Description of the task:
Return all lines with the word "seaborn" in them.

Dataset excerpt:
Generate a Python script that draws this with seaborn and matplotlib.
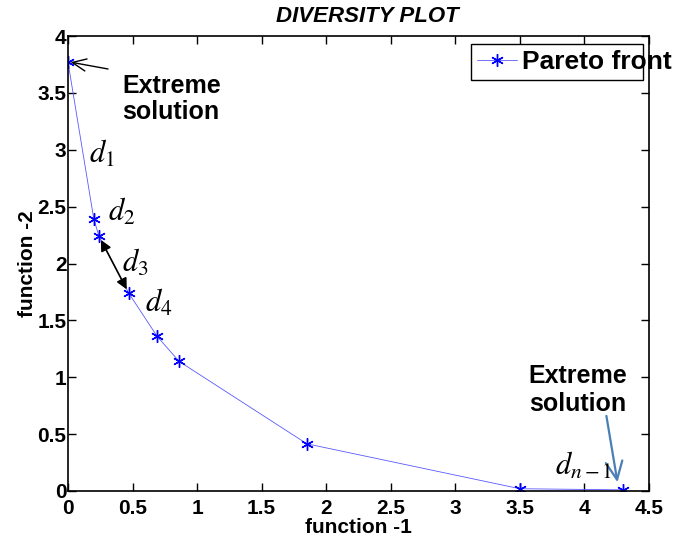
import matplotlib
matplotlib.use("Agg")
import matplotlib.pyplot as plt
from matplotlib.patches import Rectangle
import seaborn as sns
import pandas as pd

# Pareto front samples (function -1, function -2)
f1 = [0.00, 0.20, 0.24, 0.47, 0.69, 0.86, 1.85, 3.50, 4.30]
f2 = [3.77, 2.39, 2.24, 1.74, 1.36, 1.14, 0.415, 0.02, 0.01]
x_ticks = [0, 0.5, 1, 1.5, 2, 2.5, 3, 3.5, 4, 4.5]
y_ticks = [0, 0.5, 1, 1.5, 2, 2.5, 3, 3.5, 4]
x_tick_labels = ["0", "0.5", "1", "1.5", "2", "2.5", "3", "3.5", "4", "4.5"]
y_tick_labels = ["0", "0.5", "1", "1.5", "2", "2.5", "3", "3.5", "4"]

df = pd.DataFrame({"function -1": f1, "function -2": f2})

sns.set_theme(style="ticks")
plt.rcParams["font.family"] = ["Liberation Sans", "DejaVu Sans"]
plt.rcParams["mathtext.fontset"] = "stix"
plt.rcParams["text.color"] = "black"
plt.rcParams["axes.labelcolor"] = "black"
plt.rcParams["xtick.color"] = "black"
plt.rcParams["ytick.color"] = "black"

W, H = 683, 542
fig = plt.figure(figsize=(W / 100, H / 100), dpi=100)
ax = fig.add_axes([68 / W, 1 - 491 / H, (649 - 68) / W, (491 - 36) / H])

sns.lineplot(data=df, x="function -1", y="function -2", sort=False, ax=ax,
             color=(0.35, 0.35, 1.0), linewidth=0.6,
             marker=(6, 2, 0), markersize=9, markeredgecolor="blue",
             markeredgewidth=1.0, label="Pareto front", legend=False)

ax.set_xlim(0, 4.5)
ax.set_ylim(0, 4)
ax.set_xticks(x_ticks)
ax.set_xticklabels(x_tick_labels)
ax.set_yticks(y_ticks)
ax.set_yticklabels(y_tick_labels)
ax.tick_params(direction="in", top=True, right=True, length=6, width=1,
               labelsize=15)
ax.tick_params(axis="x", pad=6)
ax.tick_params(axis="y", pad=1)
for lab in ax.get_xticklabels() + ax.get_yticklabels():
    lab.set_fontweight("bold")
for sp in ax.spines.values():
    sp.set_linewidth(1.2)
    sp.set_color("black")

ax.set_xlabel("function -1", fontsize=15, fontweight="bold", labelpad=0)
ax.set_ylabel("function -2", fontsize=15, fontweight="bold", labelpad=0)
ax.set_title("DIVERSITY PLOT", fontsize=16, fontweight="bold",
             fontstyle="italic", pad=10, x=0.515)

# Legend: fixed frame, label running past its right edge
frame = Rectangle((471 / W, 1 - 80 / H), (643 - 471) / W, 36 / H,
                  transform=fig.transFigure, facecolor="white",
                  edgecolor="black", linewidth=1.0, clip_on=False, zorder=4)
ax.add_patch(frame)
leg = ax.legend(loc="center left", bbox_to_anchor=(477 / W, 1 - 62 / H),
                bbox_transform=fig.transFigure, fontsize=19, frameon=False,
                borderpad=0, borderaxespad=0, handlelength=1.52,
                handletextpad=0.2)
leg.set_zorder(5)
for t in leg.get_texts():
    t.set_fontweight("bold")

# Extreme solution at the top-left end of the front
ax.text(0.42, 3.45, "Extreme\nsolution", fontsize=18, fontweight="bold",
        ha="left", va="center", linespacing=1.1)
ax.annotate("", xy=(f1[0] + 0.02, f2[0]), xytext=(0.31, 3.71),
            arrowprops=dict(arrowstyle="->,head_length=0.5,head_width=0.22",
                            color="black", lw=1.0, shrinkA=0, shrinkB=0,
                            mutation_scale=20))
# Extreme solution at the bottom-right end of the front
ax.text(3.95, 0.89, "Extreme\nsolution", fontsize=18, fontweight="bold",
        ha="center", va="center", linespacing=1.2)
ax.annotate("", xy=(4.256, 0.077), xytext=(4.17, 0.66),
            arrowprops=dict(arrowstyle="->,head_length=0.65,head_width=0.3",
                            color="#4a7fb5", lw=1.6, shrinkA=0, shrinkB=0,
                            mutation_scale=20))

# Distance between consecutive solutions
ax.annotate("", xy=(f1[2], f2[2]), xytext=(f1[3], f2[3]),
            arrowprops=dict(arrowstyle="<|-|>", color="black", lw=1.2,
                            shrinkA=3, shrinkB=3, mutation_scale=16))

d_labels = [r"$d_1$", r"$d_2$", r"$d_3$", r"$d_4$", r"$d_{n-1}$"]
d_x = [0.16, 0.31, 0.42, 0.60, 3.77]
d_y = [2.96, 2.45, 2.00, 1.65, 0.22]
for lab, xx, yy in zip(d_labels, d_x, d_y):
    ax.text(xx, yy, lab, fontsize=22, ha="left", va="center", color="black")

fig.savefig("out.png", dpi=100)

Solved problem:
Generate a Python script that draws this with seaborn and matplotlib.
import seaborn as sns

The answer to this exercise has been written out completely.